The above equations can be used to derive \( c_i^{PBC}(\vec r) \) for the linearised PBE. After a little algebra we find for the first order in \( \beta\phi \)

\[ c_i^{PBC}(\vec r) \approx \frac{c_i}{\Gamma}\gamma(\vec r)\left[1 - \beta q_i(\phi(\vec r) - \bar\phi)\right] \]

where the potential shift

\[ \bar{\phi} = \frac{1}{\Gamma V} \int_V \gamma(\vec r)\phi(\vec r) dv \]

ensures that the PBC condition is satisfied. As in the case on full PBE the solver returns \( \phi(\vec r) -\bar\phi\). For this choice it can be shown that \(\mu_i^{el}=0\) in the linear approximation. The linerised concentration is used to find the electrostatic potential by solving the linearised PBE. The ionic concentration should be compute with

\[ c^{PBC-\mbox{lin}}_i(\vec r) = \frac{c_i}{\Gamma} \gamma(\vec r)\exp \left (-\beta q_i\phi^{\mbox{lin}}(\vec r)\right) \]

in order the preserve the non-negative property of the ion concentration. The jellium neutralisation is the default selection in DL_MG when full PBC are used.

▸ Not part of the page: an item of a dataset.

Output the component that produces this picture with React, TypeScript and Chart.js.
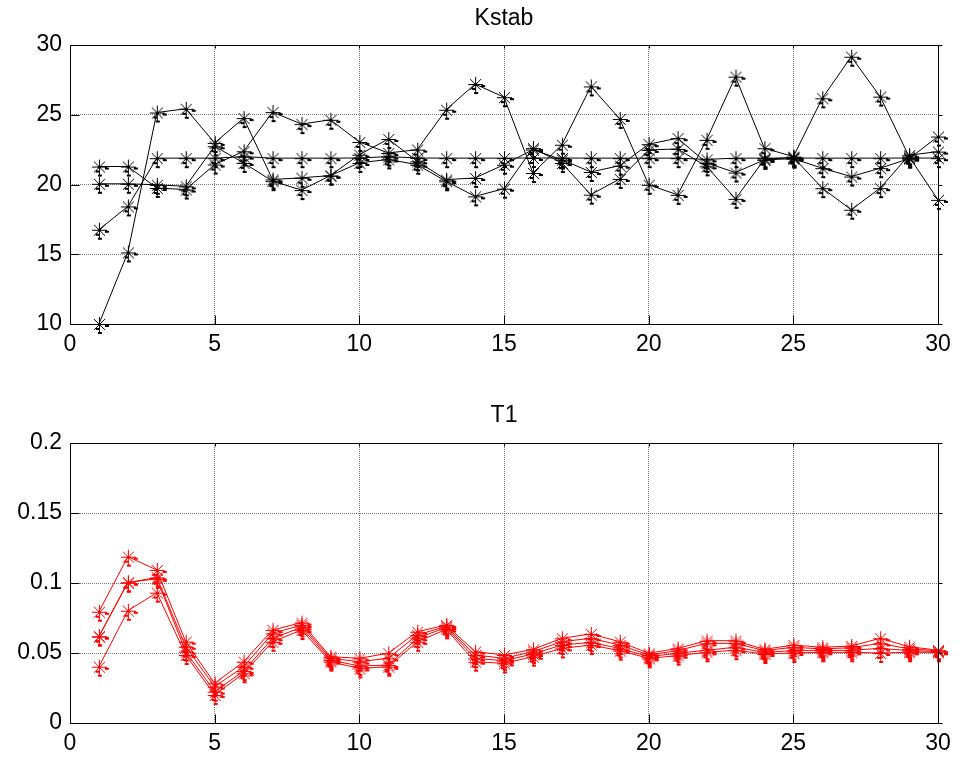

Neutralisation by electrolyte concentrations shift (NECS)

In many cases of interest PBC is an useful computational tool even when there is no natural background charge neutralisation for the solute. For these cases DL_MG can achieve electroneutrality by shifting the electrolyte concentrations from the bulk values such that the total charge of the computation cell is zero, i.e.

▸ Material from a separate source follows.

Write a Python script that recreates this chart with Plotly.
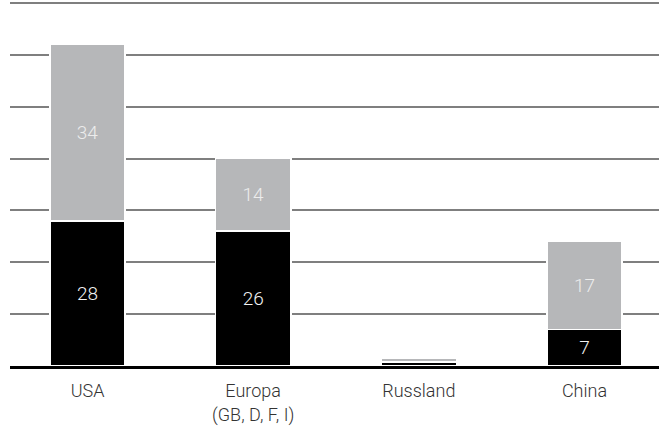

\[ c_i = c_i^\infty -x_i \frac{Q_s}{q_i V\Gamma} \ , \]

where \(x_i\) are the shift parameters and \( Q_s=\int_V \rho(\vec r)dv \) is the solute charge. The value of the shift of each ion species is found from the asymptotic condition on the electrolyte concentration ratios, see Bhandari2020. This method has several sub-cases which can be selected in the solver interface with of the parameters defined in this include file.

The solver interface returns optionally the values of the quantities used for neutralisation, such as chemical potentials \( \mu_i/(\beta T)\), steric weight average \( (1/V) \int_V e^{(-\beta V_{steric}(r))} dv\), shifted ion concentrations \( \{c_i\}\) , and concentration shifts \( \{x_i\}\).

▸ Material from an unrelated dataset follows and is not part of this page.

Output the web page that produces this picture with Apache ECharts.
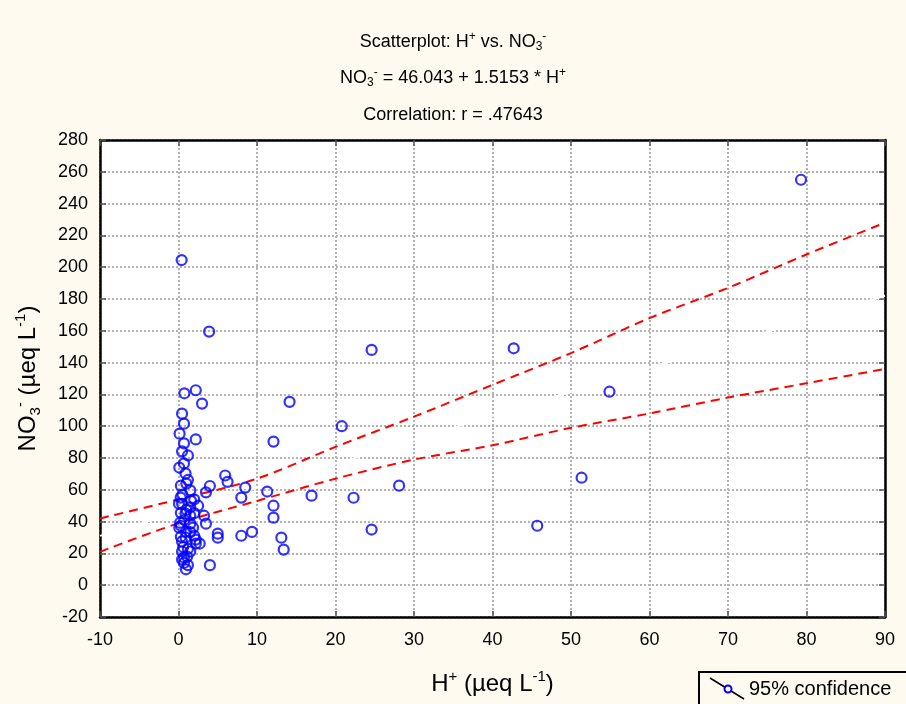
<!DOCTYPE html>
<html>
<head>
<meta charset="utf-8">
<script src="https://cdn.jsdelivr.net/npm/echarts@6/dist/echarts.min.js"></script>
<style>
html,body{margin:0;padding:0;background:#FEFAF0;}
#chart{width:906px;height:704px;}
</style>
</head>
<body>
<div id="chart"></div>
<script>
// H+ values (x) and NO3- values (y)
var hPlus = [79.3,0.4,3.9,24.6,42.7,54.9,14.15,2.2,0.75,3.0,0.45,0.7,20.8,0.14,12.1,2.2,0.7,0.45,1.2,0.7,0.1,0.9,5.95,6.25,1.2,1.0,0.3,4.0,8.5,28.1,51.35,1.5,11.3,3.5,16.95,8.0,22.3,2.0,0.27,0.06,0.45,2.5,12.1,12.1,3.25,3.5,5.0,5.0,8.0,9.36,13.1,13.4,24.6,45.7,4.0,2.2,2.7,2.2,1.5,1.5,1.5,0.45,0.9,0.45,0.7,0.45,1.2,0.95,0.7,0.1,0.3,0.2,0.74,0.9,1.5,2.0,1.85,0.95,2.0,1.0,1.5,0.3,0.6,1.2,0.3,1.1,1.6,0.5];
var no3 = [255,204.5,159.5,148,149,121.7,115.3,122.6,120.7,114.2,107.9,101.6,100,95.3,90.3,91.7,89.2,84.2,81.6,76.6,74,70.3,69,65,66.2,63.9,62.6,62.4,61.4,62.6,67.6,59.7,58.9,58.4,56.3,55.1,55,54,55.1,51.2,51.2,50,50,42.5,43.7,38.7,32.4,29.9,31.1,33.5,29.9,22.4,35,37.4,12.6,26.2,26.2,28.7,38.7,33.4,21.2,27.5,30,21.2,17.5,16.2,12.6,10,14,36.2,37.4,39.3,41,45,43.7,45.3,36.2,33.7,31.1,47.5,49,45.5,24,23,30.5,18,53,57];
// 95% confidence band, read at every 10 units of H+
var bandX = [-10,0,10,20,30,40,50,60,70,80,90];
var bandUpper = [42,54,67,87,106,126,146,168,187,208,228];
var bandLower = [21,39,53,67,79,88,99,108,118,127,136];
// regression line end points (drawn white in the original)
var regX = [-10,90];
var regY = [31,182];
var xTicks = {min:-10,max:90,interval:10};
var yTicks = {min:-20,max:280,interval:20};

var FONT = "'Liberation Sans', Arial, sans-serif";
function pairs(a,b){return a.map(function(v,i){return [v,b[i]];});}

var chart = echarts.init(document.getElementById('chart'), null, {renderer:'canvas'});
var titleRich = {
  n:{fontSize:18,fontWeight:'normal',fontFamily:FONT,color:'#000',lineHeight:22},
  sup:{fontSize:12,fontWeight:'normal',fontFamily:FONT,color:'#000',verticalAlign:'top',lineHeight:22},
  sub:{fontSize:12,fontWeight:'normal',fontFamily:FONT,color:'#000',verticalAlign:'bottom',lineHeight:18}
};
var nameRich = {
  n:{fontSize:24,fontFamily:FONT,color:'#000',lineHeight:30},
  sup:{fontSize:15,fontFamily:FONT,color:'#000',verticalAlign:'top',lineHeight:30},
  sub:{fontSize:15,fontFamily:FONT,color:'#000',verticalAlign:'bottom',lineHeight:24}
};
var lblStyle = {fontSize:18,fontFamily:FONT,color:'#000'};
var gridLine = {show:true,lineStyle:{type:'dotted',color:'#b3b3b3',width:2}};
var tick = {show:true,inside:true,length:6,lineStyle:{color:'#555',width:1.5}};
var border = {show:true,onZero:false,lineStyle:{color:'#000',width:2.5}};

chart.setOption({
  backgroundColor:'#FEFAF0',
  animation:false,
  title:[
    {text:'{n|Scatterplot: H}{sup|+}{n| vs. NO}{sub|3}{sup|-}',left:'center',top:26,textStyle:{fontWeight:'normal',rich:titleRich}},
    {text:'{n|NO}{sub|3}{sup|-}{n| = 46.043 + 1.5153 * H}{sup|+}',left:'center',top:62,textStyle:{fontWeight:'normal',rich:titleRich}},
    {text:'{n|Correlation: r = .47643}',left:'center',top:99,textStyle:{fontWeight:'normal',rich:titleRich}}
  ],
  grid:{left:100,right:21,top:140,bottom:87,show:true,backgroundColor:'#fff',borderWidth:0},
  xAxis:[
    {type:'value',min:xTicks.min,max:xTicks.max,interval:xTicks.interval,position:'bottom',
     axisLine:border,axisTick:tick,splitLine:gridLine,
     axisLabel:Object.assign({margin:14},lblStyle),
     name:'{n|H}{sup|+}{n| (µeq L}{sup|-1}{n|)}',nameLocation:'middle',nameGap:52,nameTextStyle:{rich:nameRich}},
    {type:'value',min:xTicks.min,max:xTicks.max,interval:xTicks.interval,position:'top',
     axisLine:border,axisTick:tick,splitLine:{show:false},axisLabel:{show:false}}
  ],
  yAxis:[
    {type:'value',min:yTicks.min,max:yTicks.max,interval:yTicks.interval,position:'left',
     axisLine:border,axisTick:tick,splitLine:gridLine,
     axisLabel:Object.assign({margin:12},lblStyle),
     name:'{n|NO}{sub|3}{sup|-}{n| (µeq L}{sup|-1}{n|)}',nameLocation:'middle',nameGap:57,nameRotate:90,nameTextStyle:{rich:nameRich}},
    {type:'value',min:yTicks.min,max:yTicks.max,interval:yTicks.interval,position:'right',
     axisLine:border,axisTick:tick,splitLine:{show:false},axisLabel:{show:false}}
  ],
  series:[
    {type:'line',data:pairs(regX,regY),symbol:'none',lineStyle:{color:'#fff',width:2},z:2,silent:true},
    {type:'line',data:pairs(bandX,bandUpper),symbol:'none',smooth:0.3,lineStyle:{color:'#ff0000',width:2,type:[9,6]},z:3},
    {type:'line',data:pairs(bandX,bandLower),symbol:'none',smooth:0.3,lineStyle:{color:'#ff0000',width:2,type:[9,6]},z:3},
    {type:'scatter',data:pairs(hPlus,no3),symbol:'circle',symbolSize:10,
     itemStyle:{color:'rgba(0,0,0,0)',borderColor:'#0000ff',borderWidth:2.2},z:4}
  ],
  graphic:[
    {type:'rect',shape:{x:699,y:672,width:220,height:40},style:{fill:'#FEFAF0',stroke:'#000',lineWidth:2},z:10},
    {type:'line',shape:{x1:710,y1:678,x2:744,y2:699},style:{stroke:'#000',lineWidth:1.5},z:11},
    {type:'circle',shape:{cx:728,cy:689,r:3.5},style:{fill:'#fff',stroke:'#0000ff',lineWidth:2},z:12},
    {type:'text',x:749,y:689,style:{text:'95% confidence',font:'20px '+FONT,fill:'#000',verticalAlign:'middle'},z:12}
  ]
});
</script>
</body>
</html>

A note on the definition of the ion concentrations: In the above expressions the average electrolyte concentrations are defined as \(N_i/V\) where \(V\) is volume of periodic cell. The previous expressions show that the average electrolyte concentrations defined against the ion accessible volume, i.e. \(c_i^{(\Gamma)} = N_i/(V\Gamma) = c_i/\Gamma\), is a more suitable quantity. Therefore the solver uses \(c_i^{(\Gamma)}\) and one should pay attention to use the correct definition for the corresponding argument of dl_mg::dl_mg_solver_pbe. This choice for the definition of average concentration is more suite for models in which the solute extends in the computational cell in one or two dimensions, e.g. a slab geometry.

Environment variables

Relevant parameters for the tuning of the iterative algorithm are provided as optional parameters in the API. However, in certain cases it might be useful to change these parameters without recompilation or changes to the input files. This can be with help fo the following environment variables:

Name values Notes
DL_MG_USE_CG T,t,F,f enable/disable the conjugate gradient module
DL_MG_NITER_VCYC integer set the maximum number of V cycles for the multigrid solver
DL_MG_MAX_LVL integer set the number of multgrid leves to a lower value than the number of levels that generated by coarsening procedure
DL_MG_NITER_LEVEL1 integer maximum number of iterations to be done on the coarest level
DL_MG_V_ITER "integer,integer" number of relaxations to be done on the two branches of the V cycle
DL_MG_OMEGA_SOR real the parameter used for the succesive overrelaxation on the coarse multigid level
DL_MG_NEUTRALISE_NWT_START real sets the starting values for the computation of concentration shifts see Details of concentration shifts computation

Grid Size Constrains

In order to generate enough multigrid levels, the global grid must have sizes given by \([q_1 2^{n_1}+\delta_1, q_2 2^{n_2}+\delta_2, q_3 2^{n_3}+\delta_3]\) with \(q_i \le 20\) for an efficient solution at the coarsest level. \(\delta_i\) is 1 or 0 for Dirichlet or periodic boundary conditions, respectively, in direction \( i\). Also, for a good multigrid convergence rate the ratio of the global domain sizes should not deviate too far form 1.